Additionally, with reference again to FIG. 10, the bladder 80 of the forefoot cushioning component 41 has at least one inwardly-protruding bond 150 that joins the inner surface 94 of the bladder 80 to the tensile component 86, protrudes inward into the interior cavity 84, and partially traverses the plurality of tethers 92 such that the bladder 80 is narrowed at the at least one inwardly protruding bond 150 and the gas in the interior cavity fluidly communicates across the at least one inwardly-protruding bond 150. Stated differently, the inwardly protruding bond 150 narrows but does not close off the interior cavity 84 such that the tensile layers 88, 90 are still spaced apart from one another at the tethers 92A.

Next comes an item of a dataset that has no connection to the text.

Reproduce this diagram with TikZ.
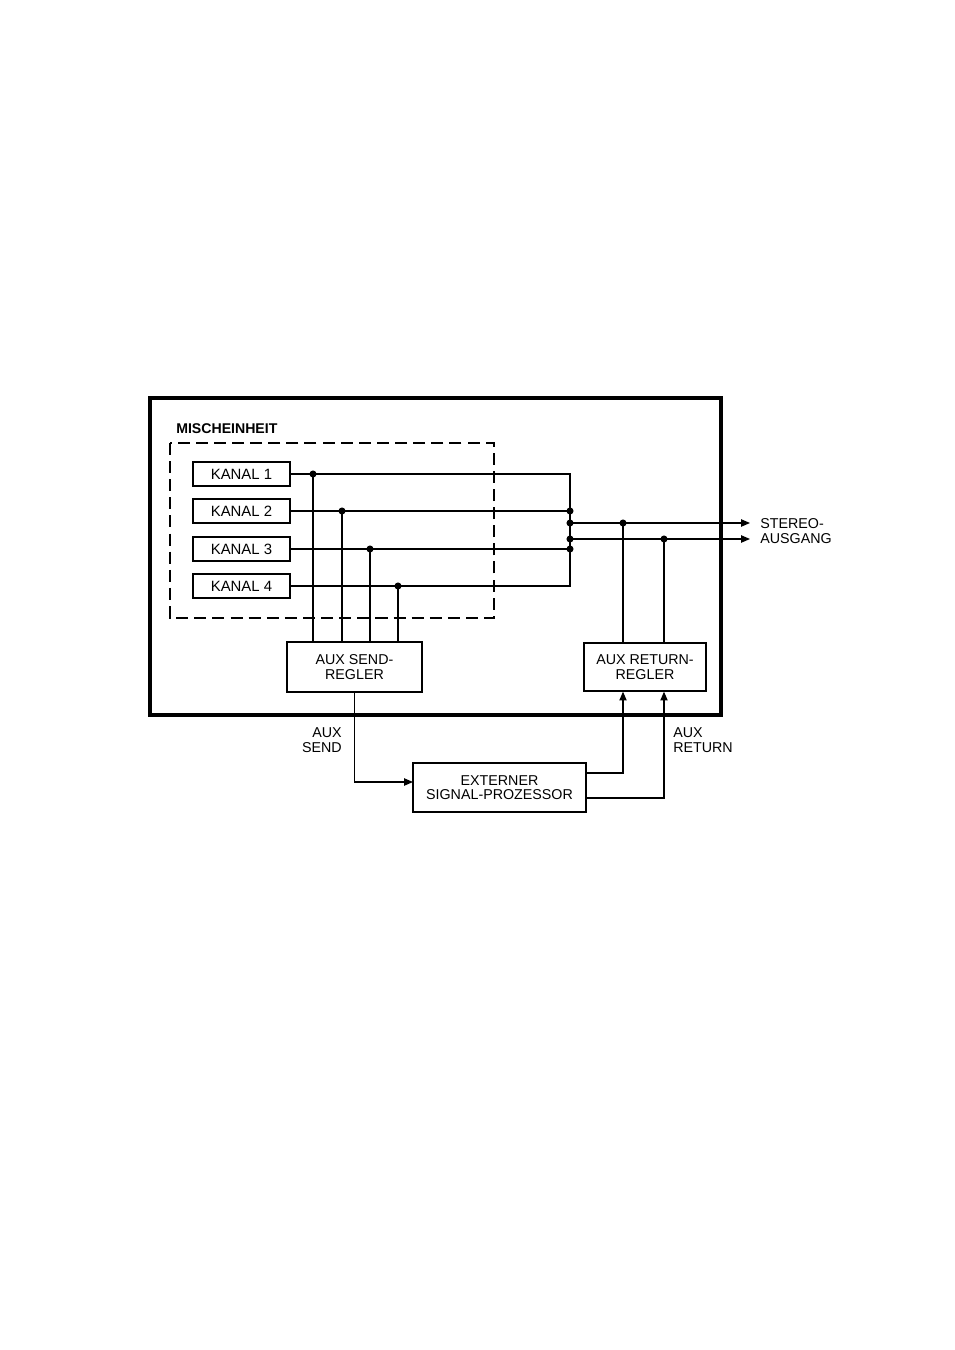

Prior to bonding to the first and second polymeric sheets 81, 82 to the tensile component 86, the tethers 92 of the tensile component 86 all have initial lengths, and possibly all substantially the same initial lengths, and the first and second tensile layers 88, 90 connected by the tethers 92 may have generally flat outer surfaces directly above the tethers 92. The tethers 92 have a slackened state when the tensile component 86 is not within the sealed and possibly pressurized interior cavity 84. Additionally, when assembled within the sealed interior cavity 84 as described herein and subjected to dynamic loading, the tethers 92 slacken or collapse as the bladder 80 is compressed, and then regain their extended lengths shown in FIG. 10 when the dynamic load is removed.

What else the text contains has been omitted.